Wonderful Wildlife At Ria Formosa
“There is nothing we haven’t seen before at Ria Formosa, it is similar to those islands off Tavira!” these were Paul’s exact words when we were looking at the leaflet explaining the excursion.
As we did not have a car during our three week stay in the Albufeira in the Algarve, an excursion with a group of other travellers seemed like a pretty good idea. Perhaps it was just the thought of an organised group that put him off. When we were waiting in line together with the other travellers, Paul could not help but notice that the rear tyres on the bus might need changing soon. Once our tour guide had arrived and the bus driver was found, we were ready to start. Everyone was lining up to get on the bus and the guide ticked off all the passengers from his list. It somehow felt like a school trip out.
The bus drive from Albufeira to Ria Formosa took us about 40 minutes. The drive does not take so long if you were to go by car. The most peculiar part of the bus ride was when we drove through the “Avenida Ayrton Senna da Silva” named after the late, great, formula one race driver. On this road you can see one beautiful luxury villa after another and the area did not really fit into the overall drive we had. We started out in the touristy looking Albufeira, saw fields of Orange trees, went past normal Portuguese towns and villages and then we were suddenly in an area that reminded us of our drive along Mulholland Drive in the Hollywood Hills.
When we arrived at Ria Formosa, it at first certainly didn’t seem anything different to some of those islands we had seen on a previous trip to Tavira in Portugal. The land looked similar with the sand, nature and water. Was Paul right? He was most certainly not because when we took closer look at the wildlife then we discovered a wide range of birds, sea turtles, hermit crabs, lizards and so much more. We had only seen a few of these animals in Tavira before. It was like a treasure hunt through this wetland with an overall size of about 18,400 hectares. The nature reserve not only provides the habitat for threatened species of birds but it also is an important site for thousands of birds passing by each year on their way from Northern Europe to Africa.
We walked a little while along the very well laid out trails and we also stopped at some of the signs to see if there were any birds or other creatures nearby but nothing was close enough to see properly.
The walk was about 8 miles long and it took us less than 3 hours. There were many people passing by who were running and cycling through the park. For me, the walk also turned out to be more of a run. When you are with a group and you would like to take good photographs then you constantly play catch-up in order to get a good shot.
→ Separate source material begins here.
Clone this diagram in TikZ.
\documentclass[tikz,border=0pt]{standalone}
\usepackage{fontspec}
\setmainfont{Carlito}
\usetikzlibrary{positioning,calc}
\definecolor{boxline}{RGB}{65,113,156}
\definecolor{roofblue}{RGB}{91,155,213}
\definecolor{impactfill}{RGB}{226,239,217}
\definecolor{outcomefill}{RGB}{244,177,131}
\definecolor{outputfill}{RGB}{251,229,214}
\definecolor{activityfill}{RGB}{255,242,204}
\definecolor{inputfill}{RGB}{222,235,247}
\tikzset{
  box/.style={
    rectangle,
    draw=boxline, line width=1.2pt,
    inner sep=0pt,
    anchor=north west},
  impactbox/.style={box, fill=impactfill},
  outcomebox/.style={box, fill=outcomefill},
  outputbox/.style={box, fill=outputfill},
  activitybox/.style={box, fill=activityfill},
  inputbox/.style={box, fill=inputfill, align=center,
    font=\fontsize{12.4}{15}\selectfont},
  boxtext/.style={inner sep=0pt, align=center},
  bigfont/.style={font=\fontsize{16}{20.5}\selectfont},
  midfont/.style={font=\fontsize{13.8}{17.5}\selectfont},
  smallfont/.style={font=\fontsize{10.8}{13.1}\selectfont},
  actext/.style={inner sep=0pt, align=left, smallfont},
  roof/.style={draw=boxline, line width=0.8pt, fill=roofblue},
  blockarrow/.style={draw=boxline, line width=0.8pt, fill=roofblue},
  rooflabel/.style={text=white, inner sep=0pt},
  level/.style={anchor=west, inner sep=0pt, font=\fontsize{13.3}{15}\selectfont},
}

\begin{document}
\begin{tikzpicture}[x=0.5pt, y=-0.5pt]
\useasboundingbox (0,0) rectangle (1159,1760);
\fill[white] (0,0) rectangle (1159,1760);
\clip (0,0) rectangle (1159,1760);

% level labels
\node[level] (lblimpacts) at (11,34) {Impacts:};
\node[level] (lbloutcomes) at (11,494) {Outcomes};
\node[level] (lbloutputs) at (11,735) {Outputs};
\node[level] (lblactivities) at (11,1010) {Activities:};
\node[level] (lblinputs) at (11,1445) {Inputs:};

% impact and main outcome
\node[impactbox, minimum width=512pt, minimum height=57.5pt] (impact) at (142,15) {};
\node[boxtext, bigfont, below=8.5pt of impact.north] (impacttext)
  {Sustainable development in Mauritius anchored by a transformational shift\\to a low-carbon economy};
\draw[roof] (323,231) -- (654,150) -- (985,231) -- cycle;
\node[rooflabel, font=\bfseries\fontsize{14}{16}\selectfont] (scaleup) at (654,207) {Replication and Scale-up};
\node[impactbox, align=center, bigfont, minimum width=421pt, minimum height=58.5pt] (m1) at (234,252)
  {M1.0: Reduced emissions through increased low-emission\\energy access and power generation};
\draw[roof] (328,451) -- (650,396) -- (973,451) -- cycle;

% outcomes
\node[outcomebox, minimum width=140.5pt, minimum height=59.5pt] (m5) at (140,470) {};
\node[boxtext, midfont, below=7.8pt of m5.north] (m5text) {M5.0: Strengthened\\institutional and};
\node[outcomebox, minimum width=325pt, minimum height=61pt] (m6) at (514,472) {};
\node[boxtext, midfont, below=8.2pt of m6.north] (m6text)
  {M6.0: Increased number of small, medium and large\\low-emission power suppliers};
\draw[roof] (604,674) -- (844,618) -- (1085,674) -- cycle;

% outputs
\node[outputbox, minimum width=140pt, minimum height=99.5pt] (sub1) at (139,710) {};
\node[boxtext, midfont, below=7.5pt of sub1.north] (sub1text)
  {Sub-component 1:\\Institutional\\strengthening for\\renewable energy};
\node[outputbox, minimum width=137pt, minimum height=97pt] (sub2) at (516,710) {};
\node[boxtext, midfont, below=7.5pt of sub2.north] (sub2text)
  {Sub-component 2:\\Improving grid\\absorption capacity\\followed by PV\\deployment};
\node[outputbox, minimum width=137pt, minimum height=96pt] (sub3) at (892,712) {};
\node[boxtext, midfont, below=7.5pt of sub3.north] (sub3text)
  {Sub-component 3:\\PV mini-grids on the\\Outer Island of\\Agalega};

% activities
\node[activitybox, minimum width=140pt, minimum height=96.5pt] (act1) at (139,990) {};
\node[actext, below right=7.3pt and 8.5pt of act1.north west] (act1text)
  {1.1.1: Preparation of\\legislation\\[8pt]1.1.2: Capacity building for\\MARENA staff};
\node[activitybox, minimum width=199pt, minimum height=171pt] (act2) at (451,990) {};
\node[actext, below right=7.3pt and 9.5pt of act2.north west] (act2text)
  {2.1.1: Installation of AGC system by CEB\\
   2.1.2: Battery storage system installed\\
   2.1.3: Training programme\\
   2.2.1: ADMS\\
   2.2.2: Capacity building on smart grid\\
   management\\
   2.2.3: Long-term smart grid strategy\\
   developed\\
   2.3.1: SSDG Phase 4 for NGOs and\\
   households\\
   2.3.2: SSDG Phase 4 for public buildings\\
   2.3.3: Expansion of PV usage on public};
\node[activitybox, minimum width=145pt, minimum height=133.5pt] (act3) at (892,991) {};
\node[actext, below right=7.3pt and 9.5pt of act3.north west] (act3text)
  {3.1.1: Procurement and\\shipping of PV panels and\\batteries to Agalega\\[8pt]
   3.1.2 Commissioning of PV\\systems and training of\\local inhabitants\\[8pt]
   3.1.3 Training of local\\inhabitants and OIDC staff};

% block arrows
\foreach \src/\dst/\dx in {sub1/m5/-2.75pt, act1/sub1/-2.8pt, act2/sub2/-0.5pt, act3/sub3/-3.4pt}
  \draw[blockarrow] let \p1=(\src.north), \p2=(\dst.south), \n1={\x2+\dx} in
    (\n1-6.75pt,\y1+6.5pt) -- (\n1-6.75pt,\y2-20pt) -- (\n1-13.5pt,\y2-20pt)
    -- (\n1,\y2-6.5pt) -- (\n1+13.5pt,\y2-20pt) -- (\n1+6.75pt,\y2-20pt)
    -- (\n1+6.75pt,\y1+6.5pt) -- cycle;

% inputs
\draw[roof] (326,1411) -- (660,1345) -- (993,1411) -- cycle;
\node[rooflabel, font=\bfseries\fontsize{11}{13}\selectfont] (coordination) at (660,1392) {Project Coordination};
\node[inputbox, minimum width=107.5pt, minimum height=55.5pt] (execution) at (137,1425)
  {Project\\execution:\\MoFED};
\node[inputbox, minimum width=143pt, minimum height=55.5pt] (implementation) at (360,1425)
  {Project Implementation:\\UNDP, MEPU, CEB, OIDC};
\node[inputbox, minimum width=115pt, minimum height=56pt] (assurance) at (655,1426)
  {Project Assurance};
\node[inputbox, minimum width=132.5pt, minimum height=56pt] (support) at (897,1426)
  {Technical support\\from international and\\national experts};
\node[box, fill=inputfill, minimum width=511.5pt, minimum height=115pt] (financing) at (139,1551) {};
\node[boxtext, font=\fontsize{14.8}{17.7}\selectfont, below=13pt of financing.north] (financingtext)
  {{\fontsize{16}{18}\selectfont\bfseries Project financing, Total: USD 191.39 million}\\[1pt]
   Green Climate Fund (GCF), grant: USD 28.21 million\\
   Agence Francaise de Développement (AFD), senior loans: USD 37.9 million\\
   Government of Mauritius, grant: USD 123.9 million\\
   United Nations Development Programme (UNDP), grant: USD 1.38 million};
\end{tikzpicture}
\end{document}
Photographers would do better to visit the park without a group so they can really take some time to search and capture the wildlife. The best captured birds on our walk were the Black-Winged Stilts.
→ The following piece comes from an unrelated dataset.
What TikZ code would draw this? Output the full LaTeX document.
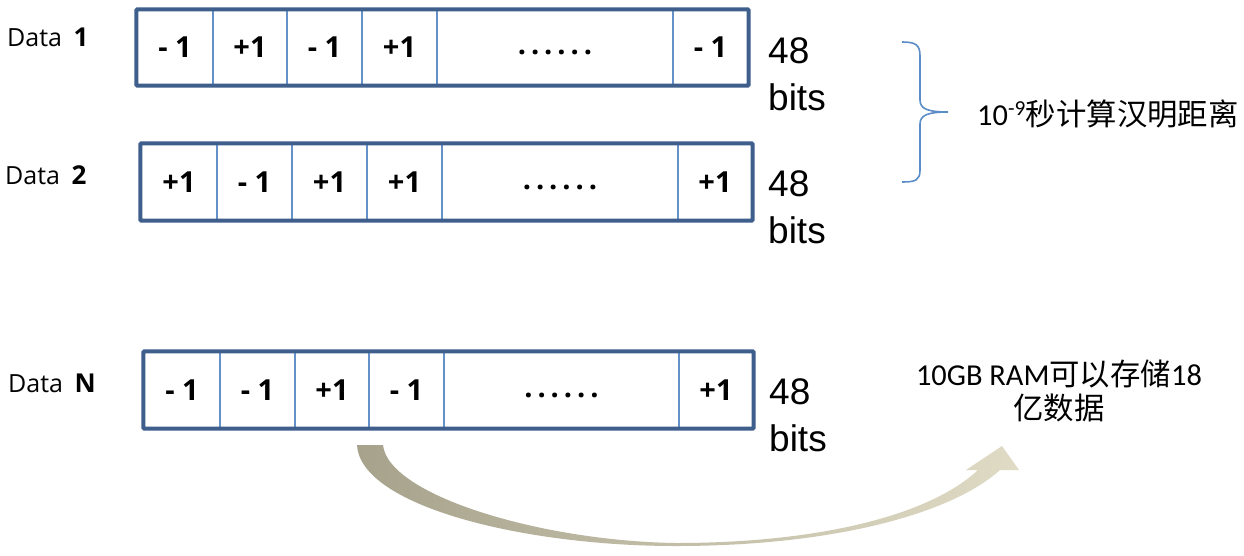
\documentclass[tikz,border=0pt]{standalone}
\usepackage{fontspec}
\newfontfamily\osans{Open Sans}
\newfontfamily\arialf{Liberation Sans}
\newfontfamily\calf{Carlito}
\newfontfamily\cjkf{Noto Sans CJK SC}
\newfontfamily\dotf[LetterSpace=17]{Open Sans}
\definecolor{boxblue}{RGB}{62,94,140}
\definecolor{divblue}{RGB}{100,145,200}
\definecolor{braceblue}{RGB}{91,141,201}
\definecolor{arrowL}{RGB}{166,162,140}
\definecolor{arrowR}{RGB}{224,219,196}
\newcommand\datarow[4]{%
  \foreach \a/\b/\t [count=\i] in {#4} {
    \node[cellbox, minimum width={(\b-\a)*1pt}, minimum height={(#3-#2)*1pt}]
      (#1c\i) at ({(\a+\b)/2},{(#2+#3)/2}) {\t};
  }
  \draw[outerbox] (#1c1.north west) rectangle (#1c6.south east);
}
\newcommand\dotstxt{\raisebox{-7pt}[0pt][0pt]{\dotf\bfseries ......}}
\begin{document}
\begin{tikzpicture}[x=1pt,y=-1pt,
  cellbox/.style={draw=divblue, line width=1.3pt, inner sep=0pt,
    font=\osans\bfseries\fontsize{29}{32}\selectfont},
  outerbox/.style={draw=boxblue, line width=4pt, rounded corners=1pt},
  datalbl/.style={anchor=base west, inner sep=0pt, font=\osans\fontsize{25}{30}\selectfont},
  bitslbl/.style={anchor=north west, inner sep=0pt, align=left,
    font=\arialf\fontsize{37}{47}\selectfont},
  cjklbl/.style={inner sep=0pt, font=\fontsize{30.4}{34}\selectfont},
  bracepath/.style={draw=braceblue, line width=1.6pt},
]
\useasboundingbox (0,0) rectangle (1244,555);
\fill[white] (0,0) rectangle (1244,555);

% rows
\datarow{ra}{10}{85}{137/213/{- 1},213/287/{+1},287/362/{- 1},362/437/{+1},437/673/{\dotstxt},673/748/{- 1}}
\datarow{rb}{144}{220}{141/217/{+1},217/292/{- 1},292/367/{+1},367/442/{+1},442/678/{\dotstxt},678/752/{+1}}
\datarow{rn}{352}{428}{144/220/{- 1},220/295/{- 1},295/369/{+1},369/444/{- 1},444/679/{\dotstxt},679/753/{+1}}

% labels
\node[datalbl] (d1) at (7,46) {Data\ \kern5pt{\bfseries\fontsize{26}{30}\selectfont 1}};
\node[datalbl] (d2) at (5,184) {Data\ \kern5pt{\bfseries\fontsize{26}{30}\selectfont 2}};
\node[datalbl] (dn) at (8,392) {Data\ \kern5pt{\bfseries\fontsize{26}{30}\selectfont N}};

\node[bitslbl] (b1) at (768,37) {48\\bits};
\node[bitslbl] (b2) at (768,170) {48\\bits};
\node[bitslbl] (bn) at (769,378) {48\\bits};

% brace
\draw[bracepath] (902,42) .. controls (916,42) and (920,45) .. (920,56) -- (920,100)
  .. controls (920,109) and (928,112) .. (948,112)
  .. controls (928,112) and (920,115) .. (920,124) -- (920,170)
  .. controls (920,180) and (916,182) .. (902,182);

\node[cjklbl, anchor=base west] (ham) at (977,125)
  {{\calf 10}\textsuperscript{\calf -9}{\cjkf 秒计算汉明距离}};

\node[cjklbl, align=center] (ram) at (1059,391)
  {{\calf 10GB RAM}{\cjkf 可以存储}{\calf 18}\\{\cjkf 亿数据}};

% curved arrow
\shade[left color=arrowL, right color=arrowR]
  (357,445) .. controls (360,505) and (520,546) .. (676,546)
  .. controls (830,546) and (950,515) .. (1000,470)
  -- (1019,470) -- (1002,446) -- (966,470) -- (978,470)
  .. controls (930,515) and (820,543) .. (676,543)
  .. controls (540,541) and (388,495) .. (383,445) -- cycle;
\end{tikzpicture}
\end{document}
The walk was also good for capturing a variety of airplane’s departing from Faro Airport and flying over the park.
Another important tool on the walk through the park is water. One can easily get dehydrated in the warm weather. This is also the reason why you better visit the park in the cooler months of the year. A no go is the time between mid/end of May until August because it is just too hot during the summer months.
Organised tours have their advantages and disadvantages and we usually prefer to make our own way around at our own pace. However, the best asset of organised tours can be the tour guide. You don’t have to read about your destination in a guide book or figure out which way to go on your map. Everything is laid out for you, you have a few more people around you and if you are lucky then the tour guide can even give you some advice on other places to visit or where to eat and have fun. Something, even Paul was very pleased about.
As we now know our way around Ria Formosa, we really look forward to seeing more later this year.